Первое время Оттолайн была моей надежной опорой. Не будь ее, я бы чувствовал себя совершенно одиноким, но она никогда явно не выражала ни своей ненависти к войне, ни отказа принимать мифы и ту ложь, которыми был затуманен мир.
Некоторое утешение я нашел в беседах с Сантаяной, который находился тогда в Кембридже. Он был нейтралом, а кроме того, питал слишком мало уважения к человеческой породе, чтобы беспокоиться, уничтожит она себя или нет. Его спокойная философская отчужденность, хоть я и не имел желания ей подражать, действовала на меня благотворно. Накануне битвы на Марне, когда казалось, что немцы вот-вот возьмут Париж, он сонно заметил: «Думаю, мне надо поехать в Париж. У меня там зимние кальсоны, не хочется, чтобы они достались немцам. Есть и другая, менее важная причина, она заключается в том, что там у меня осталась рукопись книги, над которой я работал последние десять лет, но она мне не так нужна, как кальсоны». Он, однако, не поехал в Париж, потому что исход битвы на Марне снял с него эту заботу. Зато в другой раз он мне сказал: «Завтра еду в Севилью, хочу оказаться там, где люди не скрывают страстей».

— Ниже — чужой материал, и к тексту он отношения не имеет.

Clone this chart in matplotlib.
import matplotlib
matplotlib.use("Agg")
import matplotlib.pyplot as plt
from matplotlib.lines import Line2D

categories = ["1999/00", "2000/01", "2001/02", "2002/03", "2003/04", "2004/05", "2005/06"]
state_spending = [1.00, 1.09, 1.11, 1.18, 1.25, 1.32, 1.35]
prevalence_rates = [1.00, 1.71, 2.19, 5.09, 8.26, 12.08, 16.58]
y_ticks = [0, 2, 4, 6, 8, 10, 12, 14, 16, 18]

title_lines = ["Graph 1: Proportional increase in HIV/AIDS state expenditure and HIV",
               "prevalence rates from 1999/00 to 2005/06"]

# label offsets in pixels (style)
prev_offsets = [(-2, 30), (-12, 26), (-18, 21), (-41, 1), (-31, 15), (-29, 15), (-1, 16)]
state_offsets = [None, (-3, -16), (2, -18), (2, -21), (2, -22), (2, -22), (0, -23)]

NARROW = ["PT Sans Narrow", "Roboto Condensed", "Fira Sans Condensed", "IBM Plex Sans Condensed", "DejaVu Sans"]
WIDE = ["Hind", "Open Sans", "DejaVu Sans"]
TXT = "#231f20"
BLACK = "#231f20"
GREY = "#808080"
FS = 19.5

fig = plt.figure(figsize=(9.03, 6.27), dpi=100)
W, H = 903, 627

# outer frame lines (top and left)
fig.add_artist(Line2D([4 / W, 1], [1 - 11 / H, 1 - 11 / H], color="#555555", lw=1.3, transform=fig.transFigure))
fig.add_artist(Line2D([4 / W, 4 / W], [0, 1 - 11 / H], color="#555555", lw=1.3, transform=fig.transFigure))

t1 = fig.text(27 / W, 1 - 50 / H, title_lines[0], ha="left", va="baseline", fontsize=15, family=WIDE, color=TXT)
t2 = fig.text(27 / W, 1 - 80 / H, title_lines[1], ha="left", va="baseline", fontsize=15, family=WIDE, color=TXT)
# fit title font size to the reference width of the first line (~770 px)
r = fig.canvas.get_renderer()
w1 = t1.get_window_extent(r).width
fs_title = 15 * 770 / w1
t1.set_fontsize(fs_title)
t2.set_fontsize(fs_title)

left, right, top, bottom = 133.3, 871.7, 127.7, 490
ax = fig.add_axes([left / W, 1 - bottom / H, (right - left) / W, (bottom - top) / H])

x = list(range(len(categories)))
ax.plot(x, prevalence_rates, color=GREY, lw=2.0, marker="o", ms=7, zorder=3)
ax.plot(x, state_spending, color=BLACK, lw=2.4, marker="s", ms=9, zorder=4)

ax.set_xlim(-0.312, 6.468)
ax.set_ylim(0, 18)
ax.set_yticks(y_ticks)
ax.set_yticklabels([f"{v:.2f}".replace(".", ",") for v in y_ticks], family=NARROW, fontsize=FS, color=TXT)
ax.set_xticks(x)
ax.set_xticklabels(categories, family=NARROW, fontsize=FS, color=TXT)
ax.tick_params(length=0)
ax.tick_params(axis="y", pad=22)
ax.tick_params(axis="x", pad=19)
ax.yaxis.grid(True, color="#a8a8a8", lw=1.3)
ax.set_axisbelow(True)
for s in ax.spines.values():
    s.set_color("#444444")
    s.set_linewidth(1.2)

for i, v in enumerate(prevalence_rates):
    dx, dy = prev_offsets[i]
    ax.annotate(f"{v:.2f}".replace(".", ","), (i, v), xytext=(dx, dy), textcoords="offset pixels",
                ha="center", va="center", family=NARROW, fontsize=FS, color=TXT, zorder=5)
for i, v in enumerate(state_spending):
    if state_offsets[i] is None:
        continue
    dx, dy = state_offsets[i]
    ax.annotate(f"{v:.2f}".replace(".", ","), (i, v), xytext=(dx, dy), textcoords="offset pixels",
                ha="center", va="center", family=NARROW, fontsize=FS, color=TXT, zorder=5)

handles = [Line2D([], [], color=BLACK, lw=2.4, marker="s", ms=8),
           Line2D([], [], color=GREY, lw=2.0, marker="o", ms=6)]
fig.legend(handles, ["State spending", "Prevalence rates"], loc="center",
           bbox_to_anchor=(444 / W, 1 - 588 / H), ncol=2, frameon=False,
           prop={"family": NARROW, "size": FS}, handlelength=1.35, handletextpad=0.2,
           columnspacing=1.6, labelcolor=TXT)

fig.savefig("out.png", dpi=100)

С началом октябрьского семестра мне надо было опять читать лекции по математической логике, но это казалось бессмысленным Поэтому я взялся за организацию отделения Союза демократического контроля среди преподавателей, и многие мои коллеги по Тринити-колледжу на первый взгляд сочувствовали этой идее. Я также выступал на собраниях старшекурсников, которые выразили готовность меня слушать. Помнится, в одной из речей я сказал: «Глупо считать немцев злодеями», и, к моему удивлению, аудитория дружно зааплодировала. Но после того, как затонула «Лузитания», возобладал воинственный дух. Распространилось мнение, будто я каким-то образом несу ответственность за эту катастрофу. Из тех преподавателей, что входили в Союз демократического контроля, многие к тому времени получили мобилизационные повестки. Барнс (впоследствии епископ Бирмингемский) ушел из университета, чтобы стать настоятелем храма. Те, что постарше, начали впадать в истерическое состояние, и я заметил, что за трапезой меня стараются избегать.

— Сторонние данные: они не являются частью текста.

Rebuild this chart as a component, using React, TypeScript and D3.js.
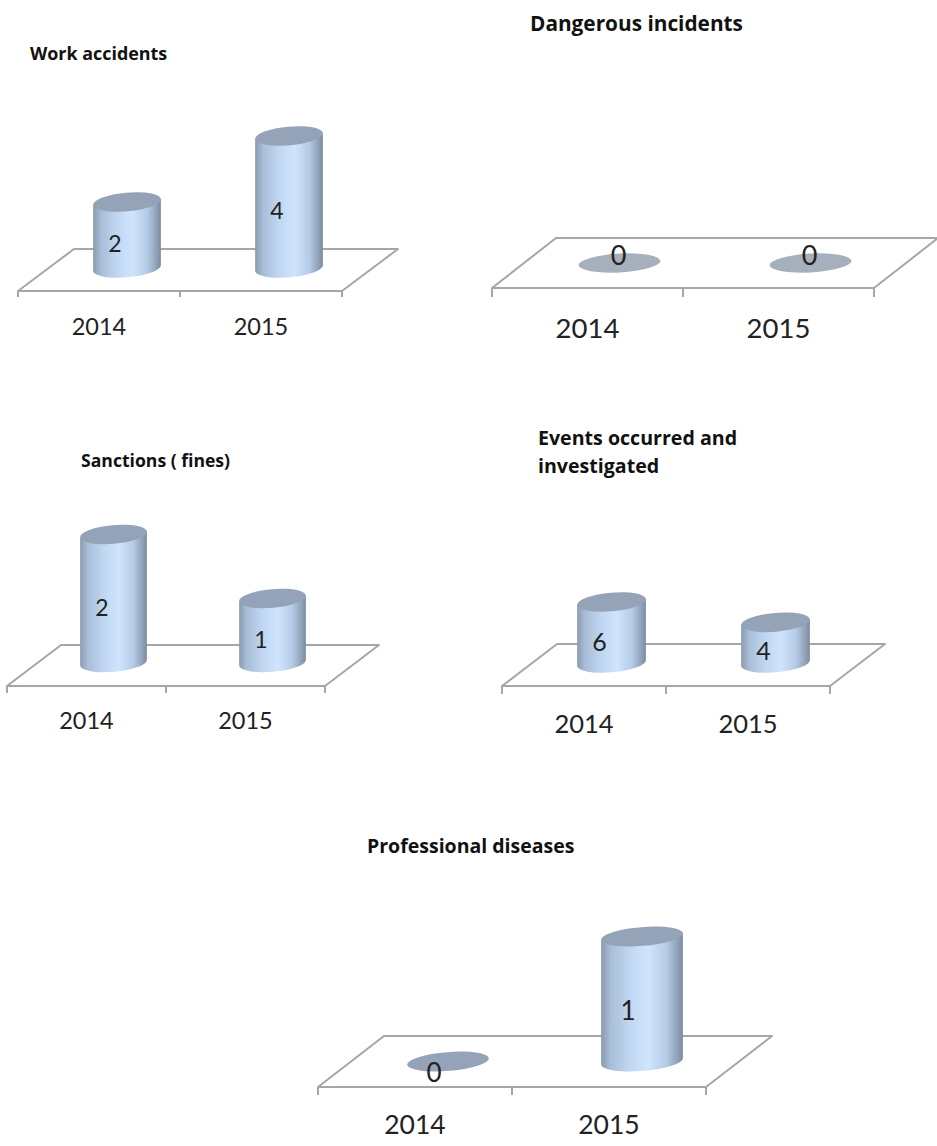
import React from "react";
import * as d3 from "d3";

// Chart values, one list per panel
const years = ["2014", "2015"];
const workAccidents = [2, 4];
const dangerousIncidents = [0, 0];
const sanctions = [2, 1];
const eventsInvestigated = [6, 4];
const professionalDiseases = [0, 1];

const FONT = "Lato, Carlito, 'Open Sans', sans-serif";
const TITLE_FONT = "'Open Sans', Lato, sans-serif";
const INK = "#222222";
const GRID = "#a6a6a6";

// Placement of each small 3D panel on the sheet
const panels = [
  {
    title: ["Work accidents"], titleX: 30, titleY: [60], titleSize: 17.9,
    values: workAccidents, x0: 18, x1: 342, frontY: 291, dx: 56, dy: 42, tick: 6,
    rx: 34, baseLift: 2, span: 132, yearSize: 23.5, yearY: 335, valueSize: 23,
    shift: [[-12, 9], [-12, 9]], lidColor: "#94a3b7", tilt: 5,
  },
  {
    title: ["Dangerous incidents"], titleX: 530, titleY: [31], titleSize: 20.8,
    values: dangerousIncidents, x0: 492, x1: 874, frontY: 288, dx: 64, dy: 50, tick: 9,
    rx: 41, baseLift: 0, span: 100, yearSize: 27.5, yearY: 338, valueSize: 27,
    shift: [[-1, -8], [-1, -8]], lidColor: "#a6b0bc", tilt: 3,
  },
  {
    title: ["Sanctions ( fines)"], titleX: 81, titleY: [467], titleSize: 17.6,
    values: sanctions, x0: 7, x1: 325, frontY: 686, dx: 54, dy: 41, tick: 7,
    rx: 33.5, baseLift: 3, span: 128, yearSize: 23.5, yearY: 729, valueSize: 23,
    shift: [[-11.5, 9], [-11.5, 9]], lidColor: "#94a3b7", tilt: 5,
  },
  {
    title: ["Events occurred and", "investigated"], titleX: 538, titleY: [445, 473], titleSize: 19.6,
    values: eventsInvestigated, x0: 502, x1: 830, frontY: 686, dx: 55, dy: 42, tick: 8,
    rx: 34.5, baseLift: 2, span: 61, yearSize: 25.5, yearY: 733, valueSize: 25,
    shift: [[-12, 9.5], [-12, 8]], lidColor: "#94a3b7", tilt: 5,
  },
  {
    title: ["Professional diseases"], titleX: 367, titleY: [853], titleSize: 19.5,
    values: professionalDiseases, x0: 318, x1: 706, frontY: 1087, dx: 66, dy: 51, tick: 8,
    rx: 41, baseLift: 0, span: 125, yearSize: 26.5, yearY: 1134, valueSize: 26,
    shift: [[-14, 11.5], [-14, 12]], lidColor: "#94a3b7", tilt: 4.5,
  },
];

type Panel = (typeof panels)[number];

const RY = 9.4;

function Cylinder({ cx, base, height, rx, tilt, lid }: { cx: number; base: number; height: number; rx: number; tilt: number; lid: string }) {
  const rad = (tilt * Math.PI) / 180;
  const ax = rx * Math.cos(rad);
  const ay = rx * Math.sin(rad);
  const top = base - height;
  const body = `M${cx - ax},${top + ay}L${cx - ax},${base + ay}A${rx},${RY} ${-tilt} 0 0 ${cx + ax},${base - ay}L${cx + ax},${top - ay}Z`;
  return (
    <g>
      {height > 0 && <path d={body} fill="url(#cylinderBody)" />}
      <ellipse cx={cx} cy={top} rx={rx} ry={RY} fill={lid} transform={`rotate(${-tilt} ${cx} ${top})`} />
    </g>
  );
}

function MiniChart({ p }: { p: Panel }) {
  const x = d3.scaleBand<string>().domain(years).range([p.x0, p.x1]);
  const maxValue = d3.max(p.values) || 1;
  const y = d3.scaleLinear().domain([0, maxValue]).range([0, p.span]);
  const floor = [
    [p.x0, p.frontY],
    [p.x1, p.frontY],
    [p.x1 + p.dx, p.frontY - p.dy],
    [p.x0 + p.dx, p.frontY - p.dy],
  ] as [number, number][];
  const floorPath = d3.line()(floor) + "Z";
  const tickXs = [p.x0, (x("2015") as number), p.x1];
  const base = p.frontY - p.dy / 2 - p.baseLift;
  const bw = x.bandwidth();

  return (
    <g>
      <path d={floorPath} fill="#ffffff" stroke={GRID} strokeWidth={2} strokeLinejoin="round" />
      {tickXs.map((t) => (
        <line key={t} x1={t} x2={t} y1={p.frontY} y2={p.frontY + p.tick} stroke={GRID} strokeWidth={2} />
      ))}
      {years.map((yr, i) => (
        <Cylinder
          key={yr}
          cx={(x(yr) as number) + bw / 2 + p.dx / 2}
          base={base}
          height={y(p.values[i])}
          rx={p.rx}
          tilt={p.tilt}
          lid={p.lidColor}
        />
      ))}
      {years.map((yr, i) => (
        <text
          key={yr + "-value"}
          x={(x(yr) as number) + bw / 2 + p.dx / 2 + p.shift[i][0]}
          y={base - y(p.values[i]) / 2 + p.shift[i][1]}
          dy="0.36em"
          textAnchor="middle"
          fontFamily={FONT}
          fontSize={p.valueSize}
          fill={INK}
        >
          {p.values[i]}
        </text>
      ))}
      {years.map((yr) => (
        <text
          key={yr + "-axis"}
          x={(x(yr) as number) + bw / 2}
          y={p.yearY}
          textAnchor="middle"
          fontFamily={FONT}
          fontSize={p.yearSize}
          fill={INK}
        >
          {yr}
        </text>
      ))}
      {p.title.map((line, i) => (
        <text
          key={line}
          x={p.titleX}
          y={p.titleY[i]}
          fontFamily={TITLE_FONT}
          fontWeight={700}
          fontSize={p.titleSize}
          fill="#111111"
        >
          {line}
        </text>
      ))}
    </g>
  );
}

export default function App() {
  return (
    <svg
      width={937}
      height={1146}
      viewBox="0 0 937 1146"
      style={{ position: "absolute", left: 0, top: 0, display: "block", background: "#ffffff" }}
    >
      <defs>
        <linearGradient id="cylinderBody" x1="0" x2="1" y1="0" y2="0">
          <stop offset="0" stopColor="#8b9bb0" />
          <stop offset="0.12" stopColor="#a9bed8" />
          <stop offset="0.35" stopColor="#c0d6f1" />
          <stop offset="0.58" stopColor="#d0e4fd" />
          <stop offset="0.8" stopColor="#b5cae5" />
          <stop offset="0.93" stopColor="#91a3ba" />
          <stop offset="1" stopColor="#7c8b9e" />
        </linearGradient>
      </defs>
      {panels.map((p) => (
        <MiniChart key={p.title[0]} p={p} />
      ))}
    </svg>
  );
}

Пока шла война, каждое Рождество на меня накатывало такое глубокое, всепоглощающее отчаяние, что я ничем не мог заниматься, только сидел в кресле и думал о бессмысленности человеческого существования. На Рождество 1914 года благодаря Оттолайн я нашел способ отчасти рассеять уныние. Я стал посещать от имени благотворительного комитета нищих немцев, чтобы выяснить, в каких условиях они живут, и, если понадобится, помочь им. Эта работа помогла разглядеть в яростном котле всеобщей ненависти примеры замечательной доброты. Нередко хозяйки жилищ в бедных кварталах, и сами-то бедные, позволяли немцам оставаться у них бесплатно, потому что знали, что работы им не найти. Вскоре это решилось само собой, поскольку всех немцев интернировали, но в первые месяцы войны они страшно бедствовали.
Как-то в октябре 1914 года на Нью-Оксфорд-стрит я встретил Т. С. Элиота. Я не знал, что он в Европе. Выяснилось, что он приехал в Англию из Берлина. Естественно, я спросил, что он думает о войне. «Не знаю, — ответил он, — одно могу сказать: я не пацифист». Иными словами, он готов был воспользоваться любым оправданием геноцида. Я близко сдружился с ним, а впоследствии и с его женой, на которой он женился в начале 1915 года. Поскольку они были отчаянно бедны, я предоставил им одну из двух спален в моей квартире, в результате чего часто мог их видеть. Я любил их обоих и старался всячески им помогать, покуда не обнаружил, что невзгоды доставляли им удовольствие. У меня были облигации одной инженерной компании, которая теперь перешла на военные рельсы, номинальной стоимостью три тысячи фунтов. Я никак не мог решить, что мне с ними делать, и наконец отдал Элиоту. Годы спустя, когда война кончилась и сам он позабыл о бедности, Элиот вернул их мне.